В результате Ш.Бодлер, П.Верлен, А.Рембо были оха­рактеризованы в Германии как «романтики» (позже В.Бе-ньямин и Т.Адорно начинали историю модернизма имен­но с Бодлера). Некоторые из наблюдений о романтизме оказались приложены к английской литературе. Так, у французских исследователей позитивистской ориента­ции Э.Легюи и Л.Казамиан («История английской лите­ратуры», 1924) указывается на Н. авторов 1890-1910-х, однако английские литературоведы, как правило, этим термином не пользуются, предпочитая говорить о разви­тии традиции «развлекательного романа» в творчестве Р.Хагтарда и Р.Л.Стивенсона.

В России первым заговорил о Н. в статьях «Неороман­тизм в драме», «Новейшая лирика» (Вестник иностран­ной литературы. СПб. 1894. №11,12) Д.С.Мережковский, под влиянием французских и немецких критиков отнес­ший к Н. «мистерии» М.Бушора и Г.Гауптмана, «сказки» Метерлинка, «мистическую поэзию». Мережковский расширяет трактовку Н. и видит в неоромантиках во Франции и Бельгии (Верлен, С.Малларме, Рембо, Метер-линк) не только «нарушителей классических преданий», врагов «научной поэзии» и «отживающих традиций те­атра», но также «новых идеалистов», вовлеченных под знаком кризиса литературного натурализма в «святотат­ственный, отчасти метафизический, отчасти даже мис­тический бунт против позитивизма». Неоромантики, по мысли Мережковского (в позднейших работах отказавше­гося от слова «Н.»), неоднородны, из этого «поколения» помимо символистов-романтиков вышли декаденты (Р. де Монтескью) и символисты, вернувшиеся к классицизму (Ж.Ришпен).

Глубокое осмысление Н. предложил А.Белый.

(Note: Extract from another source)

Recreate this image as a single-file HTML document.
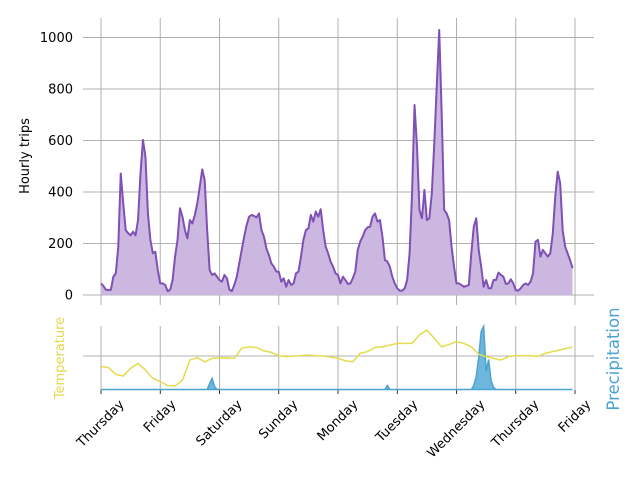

В ста­тьях 1907-09, вошедших в книгу «Арабески» (1911), он трактует Н. в качестве способа дифференциации сим­волизма как эпохи в культуре: «Символизм современ­ного искусства... подчеркивает, что реализм, романтизм и классицизм—тройственное проявление единого прин­ципа искусства» (Белый А. Критика: Эстетика: Теория символизма. М., 1994. Т. 2. С. 226). Символизм, в пони­мании Белого, начинается с Бодлера, Ницше, Ибсена (от­талкивающихся соответственно от предсимволистской «классики» Гёте, «романтики» Байрона, «реализма» Золя). В свою очередь, в Бодлере сплелись влияние латинских поэтов, парнассцев, Гюго, импрессионизма Э.А.По. Если Бодлер, согласно Белому, — «неоклассик», «законода­тель символизма романской расы», дуалист в своей идее о «соответствиях» — идет от переживания к образу, то Ницше — «неоромантик»; «законодатель символизма германской расы», монист, грезящий о едином, гряду­щем новом человеке — продвигается от образа к пере­живанию: «Самый образ видимости есть только образ его передать; и потому форма образа свободно изменя­ется, самые образы свободно комбинируются (фанта­зия): такова романтика символизма; таковы основания называть символизм неоромантизмом» (Там же. С. 223). Белый утверждает, что все типы символизма сосуществу­ют и отказывает Н. в особом положении: «Вместо того, чтобы определить эволюцию символизма, раскрыть меха­низм этой эволюции, показать структуру образования сим­волических понятий... наклеивают как попало «нео» — из­вестные ярлычки и на этой глупости строят школу» (Там же. С. 241). Выступая против «Митрофанушек модерна», Белый склонен считать, что символизм не преодолевает­ся, а постепенно «осознается».